I can’t tell you the salary of either player. Newhouse said he’d rather not share who the highest-paid player on the team is, and because MLR, unlike most major American pro sports leagues, has no players’ union, the salaries aren’t public knowledge. For a roster of 38 players, the salary cap for the Jackals is just over $600,000 this year. The maximum for a single player is $35,000, according to Yates. The franchise also provides furnished housing for the team, which helps international players who might find it difficult to secure a lease while in the country on a seasonal work permit. Regardless, it’s unlikely that they’re coming to MLR to get rich.

Players from the U.S. can work side jobs to supplement their salary or boost their income by earning a spot on the national team. Sam Golla is the only Jackals player currently on the U.S. roster. “He’s almost a third coach, and he’s only twenty-four,” Yates said of Golla, who has met the lofty expectations for a number one pick—but Dallas had to endure a year as the worst team in MLR to get the right to draft him.

The Jackals were winless in 2022, their miserable first season. They lost one match against Seattle 74–7. Yates said he studied other awful teams throughout history and used metrics like point differential to compare them across sports. “We were easily the worst team in the history of pro sports,” he said. To compound the Jackals’ on-field problems, nine players were injured when a balcony they were standing on collapsed during a night out in March 2022. They had to borrow players from other franchises just to field a team in subsequent weeks. “Where we’ve come both on and off the field is pretty remarkable,” Yates said.

It took 22 straight losses until the Jackals got a win, midway into their second season. The team’s stadium announcer, Laurence White, remembers that April Fools’ Day well because it was his first match as the voice of the Jackals. He had no experience when he got the job, but he thinks the British accent helped. “I like the sound of my voice, and I played rugby for twenty years,” he said. What more credentials did he need?

When I visited the Jackals in March, White sat down with me after the match to explain what I had just watched. He rattled off several rugby terms, one of which was “jackal,” which can occur after a tackle. When a player is tackled, he must release the ball (typically behind him) immediately. An opposing player can’t go behind him to pick up the ball but must go over the top of the tackled player. Of course, the tackled player’s teammates will be there to block the attempt, but if the opposing player is successful in picking up the ball, it’s called a jackal. And that’s why we have a team in Texas named after an animal that doesn’t exist in the wild in North America.

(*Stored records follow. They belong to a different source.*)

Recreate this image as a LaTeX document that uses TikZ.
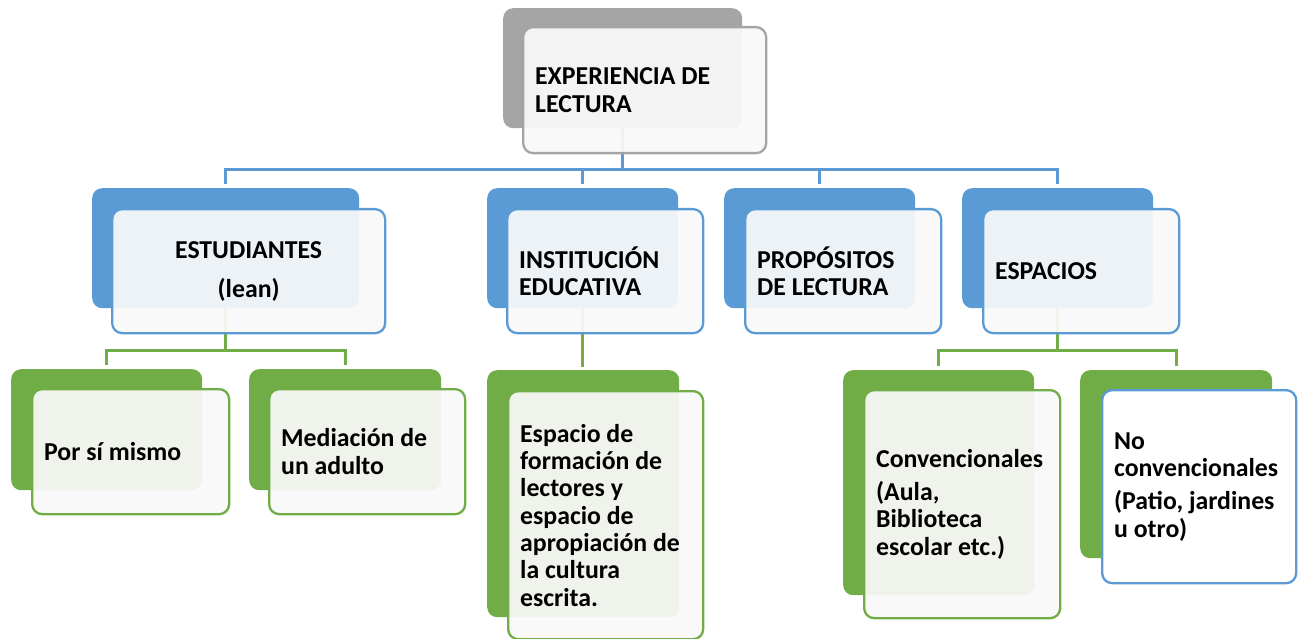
\documentclass[tikz,border=0pt]{standalone}
\usepackage{fontspec}
\setmainfont{Carlito}
\usetikzlibrary{positioning,backgrounds}
\definecolor{mblue}{HTML}{5B9BD5}
\definecolor{mgreen}{HTML}{70AD47}
\definecolor{mgray}{HTML}{A5A5A5}
\definecolor{mpale}{HTML}{F9F9F9}
\newcommand\boxfont{\fontsize{25.8}{27.3}\selectfont\bfseries}
\tikzset{
  backbox/.style={anchor=north west, rounded corners=10pt, fill=#1, inner sep=0pt},
  frontbox/.style={anchor=north west, rounded corners=10pt, draw=#1, line width=2.3pt,
    fill=mpale, fill opacity=0.93, text opacity=1, inner xsep=12pt, inner ysep=0pt,
    align=left, font=\boxfont, execute at begin node={\spaceskip=0pt\xspaceskip=0pt}},
  bluelink/.style={draw=mblue, line width=3pt},
  greenlink/.style={draw=mgreen, line width=3pt},
}
\begin{document}
\begin{tikzpicture}[x=1pt,y=-1pt]
    \useasboundingbox (0,0) rectangle (1301,639);
    % top
    \node[backbox=mgray, minimum width=239pt, minimum height=120pt] (topB) at (503,8) {};
    \node[frontbox=mgray, minimum width=243pt, minimum height=126pt, text width=219pt] (top) at (522,26) {EXPERIENCIA DE\\LECTURA};
    % first row
    \node[backbox=mblue, minimum width=267pt, minimum height=120pt] (estB) at (92,188) {};
    \node[frontbox=mblue, minimum width=273pt, minimum height=124pt, text width=249pt, align=center] (est) at (111,208) {ESTUDIANTES\\[12pt](lean)};
    \node[backbox=mblue, minimum width=191pt, minimum height=120pt] (instB) at (487,188) {};
    \node[frontbox=mblue, minimum width=196pt, minimum height=124pt, text width=172pt] (inst) at (506,208) {INSTITUCIÓN\\EDUCATIVA};
    \node[backbox=mblue, minimum width=191pt, minimum height=120pt] (propB) at (724,188) {};
    \node[frontbox=mblue, minimum width=196pt, minimum height=124pt, text width=172pt] (prop) at (744,208) {PROPÓSITOS\\DE LECTURA};
    \node[backbox=mblue, minimum width=191pt, minimum height=120pt] (espB) at (962,188) {};
    \node[frontbox=mblue, minimum width=196pt, minimum height=124pt, text width=172pt] (esp) at (982,208) {ESPACIOS};
    % second row
    \node[backbox=mgreen, minimum width=191pt, minimum height=121pt] (porB) at (11,369) {};
    \node[frontbox=mgreen, minimum width=197pt, minimum height=125pt, text width=173pt] (por) at (31,388) {Por sí mismo};
    \node[backbox=mgreen, minimum width=192pt, minimum height=121pt] (medB) at (249,369) {};
    \node[frontbox=mgreen, minimum width=196pt, minimum height=125pt, text width=172pt] (med) at (268,388) {Mediación de\\un adulto};
    \node[backbox=mgreen, minimum width=192pt, minimum height=247pt] (formB) at (487,370) {};
    \node[frontbox=mgreen, minimum width=195pt, minimum height=248pt, text width=171pt] (form) at (507,390) {Espacio de\\formación de\\lectores y\\espacio de\\apropiación de\\la cultura\\escrita.};
    \node[backbox=mgreen, minimum width=191pt, minimum height=225pt] (convB) at (843,370) {};
    \node[frontbox=mgreen, minimum width=196pt, minimum height=228pt, text width=172pt] (conv) at (863,389) {Convencionales\\[6pt](Aula,\\Biblioteca\\escolar etc.)};
    \node[backbox=mgreen, minimum width=192pt, minimum height=188pt] (noconvB) at (1080,370) {};
    \node[frontbox=mblue, fill=white, fill opacity=1, minimum width=194pt, minimum height=193pt, text width=170pt] (noconv) at (1101,389) {No\\convencionales\\[6pt](Patio, jardines\\u otro)};
    % links
    \begin{pgfonlayer}{background}
      \draw[bluelink] (topB.south) -- ++(0,41) coordinate (hubA);
      \foreach \n in {estB,instB,propB,espB}
        \draw[bluelink, shorten >=4pt] (hubA) -| (\n.north);
      \draw[greenlink] (estB.south) -- ++(0,42) coordinate (hubB);
      \foreach \n in {porB,medB}
        \draw[greenlink, shorten >=4pt] (hubB) -| (\n.north);
      \draw[greenlink, shorten >=3pt] (instB.south) -- (instB.south |- formB.north);
      \draw[greenlink] (espB.south) -- ++(0,42) coordinate (hubC);
      \foreach \n in {convB,noconvB}
        \draw[greenlink, shorten >=4pt] (hubC) -| (\n.north);
    \end{pgfonlayer}
  \end{tikzpicture}
\end{document}
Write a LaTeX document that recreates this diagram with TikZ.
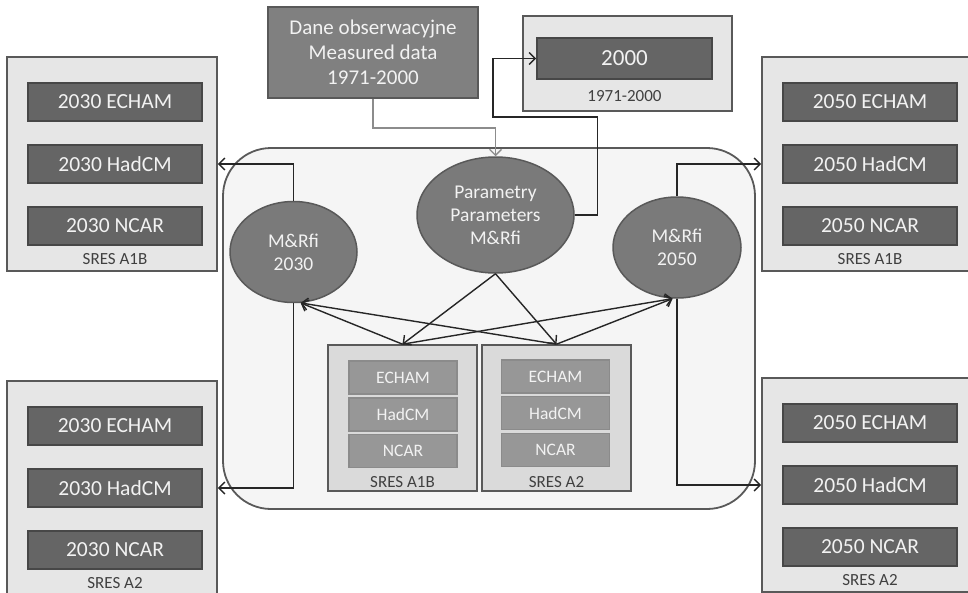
\documentclass[tikz,border=0pt]{standalone}
\usepackage{fontspec}
\setmainfont{Carlito}
\usetikzlibrary{arrows.meta,shapes.geometric}

\definecolor{edgegray}{HTML}{595959}
\definecolor{darkfill}{HTML}{656565}
\definecolor{midfill}{HTML}{7A7A7A}
\definecolor{lightfill}{HTML}{E6E6E6}
\definecolor{paleback}{HTML}{F5F5F5}
\definecolor{modelfill}{HTML}{979797}
\definecolor{labeltext}{HTML}{404040}
\definecolor{linkgray}{HTML}{8C8C8C}

\tikzset{
  grpbox/.style={draw=edgegray, fill=lightfill, line width=1.8pt,
    minimum width=210pt, minimum height=214pt},
  yearbox/.style={draw=edgegray!80!black, fill=darkfill, line width=1.6pt,
    minimum width=174pt, minimum height=38pt, text=white!95!black,
    font=\fontsize{21.5}{25}\selectfont},
  grplabel/.style={text=labeltext, font=\fontsize{17}{20}\selectfont},
  scenbox/.style={draw=edgegray, fill=lightfill!95!black, line width=1.6pt,
    minimum width=149pt, minimum height=146pt},
  modelbox/.style={draw=edgegray!70, fill=modelfill, line width=1.6pt,
    minimum width=108pt, minimum height=33pt, text=white!95!black,
    font=\fontsize{17.5}{20}\selectfont},
  blob/.style={ellipse, draw=edgegray, fill=midfill, line width=1.5pt,
    text=white!95!black, align=center, inner sep=0pt,
    font=\fontsize{19.5}{23}\selectfont},
  conn/.style={-{Straight Barb[length=6pt,width=12pt]}, line width=1.4pt,
    draw=black!85},
}

\begin{document}
\begin{tikzpicture}[x=1pt,y=-1pt]
    \useasboundingbox (0,0) rectangle (968,592);

    % main frame
    \node[draw=edgegray, fill=paleback, line width=1.8pt, rounded corners=48pt,
      minimum width=532pt, minimum height=361pt] (frame) at (489,328.5) {};

    % scenario groups on both sides
    \foreach \gx/\gy/\yr/\sc/\nm in {112/164/2030/A1B/la, 112/488/2030/A2/lb,
                                     867/164/2050/A1B/ra, 867/485/2050/A2/rb}{
      \node[grpbox] (\nm) at (\gx,\gy) {};
      \node[yearbox] (\nm-echam) at (\gx+3,\gy-62) {\yr\ ECHAM};
      \node[yearbox] (\nm-hadcm) at (\gx+3,\gy) {\yr\ HadCM};
      \node[yearbox] (\nm-ncar) at (\gx+3,\gy+62) {\yr\ NCAR};
      \node[grplabel] (\nm-lab) at (\gx+3,\gy+95) {SRES \sc};
    }

    % observed data and reference period
    \node[draw=edgegray, fill=midfill!105!black, line width=1.6pt, minimum width=210pt,
      minimum height=91pt, text=white!95!black, align=center,
      font=\fontsize{21}{25}\selectfont] (dane) at (373,52.5)
      {Dane obserwacyjne\\Measured data\\1971-2000};
    \node[draw=edgegray, fill=lightfill, line width=1.8pt, minimum width=209pt,
      minimum height=95pt] (ref) at (627.5,63.5) {};
    \node[yearbox, minimum width=175pt, minimum height=41pt,
      font=\fontsize{23}{27}\selectfont] (y2000) at (624.5,58.5) {2000};
    \node[grplabel] (reflab) at (624.5,96) {1971-2000};

    % ellipses
    \node[blob, minimum width=127pt, minimum height=101pt] (m2030) at (293.5,252)
      {M\&Rfi\\2030};
    \node[blob, minimum width=157pt, minimum height=116pt] (par) at (495.5,215)
      {Parametry\\Parameters\\M\&Rfi};
    \node[blob, minimum width=128pt, minimum height=101pt] (m2050) at (677,247.5)
      {M\&Rfi\\2050};

    % scenario boxes in the middle
    \node[scenbox] (s1) at (402.5,418) {};
    \node[modelbox] (s1-echam) at (403,377.5) {ECHAM};
    \node[modelbox] (s1-hadcm) at (403,414.5) {HadCM};
    \node[modelbox] (s1-ncar) at (403,451) {NCAR};
    \node[grplabel] (s1-lab) at (402.5,482) {SRES A1B};
    \node[scenbox] (s2) at (556.5,418) {};
    \node[modelbox] (s2-echam) at (555.5,376.5) {ECHAM};
    \node[modelbox] (s2-hadcm) at (555.5,413) {HadCM};
    \node[modelbox] (s2-ncar) at (555.5,450) {NCAR};
    \node[grplabel] (s2-lab) at (556.5,482) {SRES A2};

    % connectors
    \coordinate (bend) at (493,117);
    \draw[conn, draw=linkgray] (dane.south) -- ++(0,29) -| (par.north);
    \draw[conn] (par.east) -- ++(23,0) |- (bend) |- (y2000.west);
    \draw[conn] (m2030.north) |- (la.east);
    \draw[conn] (m2030.south) |- (lb.east);
    \draw[conn] (m2050.north) |- (ra.west);
    \draw[conn] (m2050.south) |- (rb.west);
    \draw[conn] (par.south) -- (s1.north);
    \draw[conn] (par.south) -- (s2.north);
    \draw[conn] (s1.north) -- (m2030.-82);
    \draw[conn] (s2.north) -- (m2030.-82);
    \draw[conn] (s1.north) -- (m2050.-95);
    \draw[conn] (s2.north) -- (m2050.-95);
\end{tikzpicture}
\end{document}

Texas would have three teams in the league if not for the implosion of the franchise in Austin. The defunct Austin Elite were formed in time for MLR’s opening, in 2017. The team briefly changed its name to the Herd before a purchase by Australian fitness impresario Adam Gilchrist in 2020. The new owner used the opportunity to create the second-worst team name in professional sports history: the Austin Gilgronis. (The worst was his other MLR team’s name, the LA Giltinis.) Gilchrist’s plan was to launch ready-to-drink cocktail lines with the same names, but both teams were kicked out of the league in 2022 after the owner refused an audit by the league. Gilchrist’s plan was to launch ready-to-drink cocktail lines with the same names, but both teams were kicked out of the league in 2022 after MLR officials learned that the owner, who was CEO of F45 Training gyms until mid-2022, had promised players franchise locations to circumvent the MLR salary cap. The teams couldn’t find a new owner, and that left Austin without a professional rugby team. The current Rugby FC Los Angeles team moved from Atlanta before the beginning of this season.

It wasn’t only important to project fairness in the newly formed MLR—rugby culture also emphasizes sportsmanship. Players address referees as “sir.” Expanding on a quotation credited to Winston Churchill, Yates told me that “soccer is a gentleman’s game played by hooligans, and rugby is a hooligan’s sport played by gentlemen.” While White and I spoke after the game, players from both teams emerged from their locker rooms and dined together. “It’s a time-honored tradition,” White said. “Once we get off the field, we’re eating together and drinking together, and there’s no hard feelings.”

Yates learned quickly from his coaches the meaning of the shared meal. “I didn’t realize how serious it was to the culture of rugby until I tried to cut budget,” he said. The coaches had requested adding a video coordinator to the staff, and Yates suggested they cut the team meal to make room. “Our coaches flipped their lid,” Yates said. The meal remained, and the coaches edit their own scouting videos. After the match in Seattle at which Dewald Kotze scored five times, Yates was stunned by what he saw at the postgame meal. “The captain of Seattle gave Dewy a bottle of whiskey and said what an honor it was to witness his five tries,” he recalled.

Newhouse is bullish—within reasonable expectations—about the future of Major League Rugby. He compares the sport’s popularity in the U.S. to that of professional soccer in the seventies and eighties. It was a sport with fans across the world except here in the States. Such is the state of MLR, but that could all change dramatically over the next seven years. In 2022, the U.S. was named the host of the 2031 men’s Rugby World Cup and the 2033 women’s Rugby World Cup. “The players that will be in that game are ten, eleven, and twelve,” said Newhouse. And developing those young players will now be a bigger priority than ever for a national team that wants to put on a good showing as part of the host country. That bodes well for both the popularity of the game and the support MLR will have to develop the next generation of American rugby stars.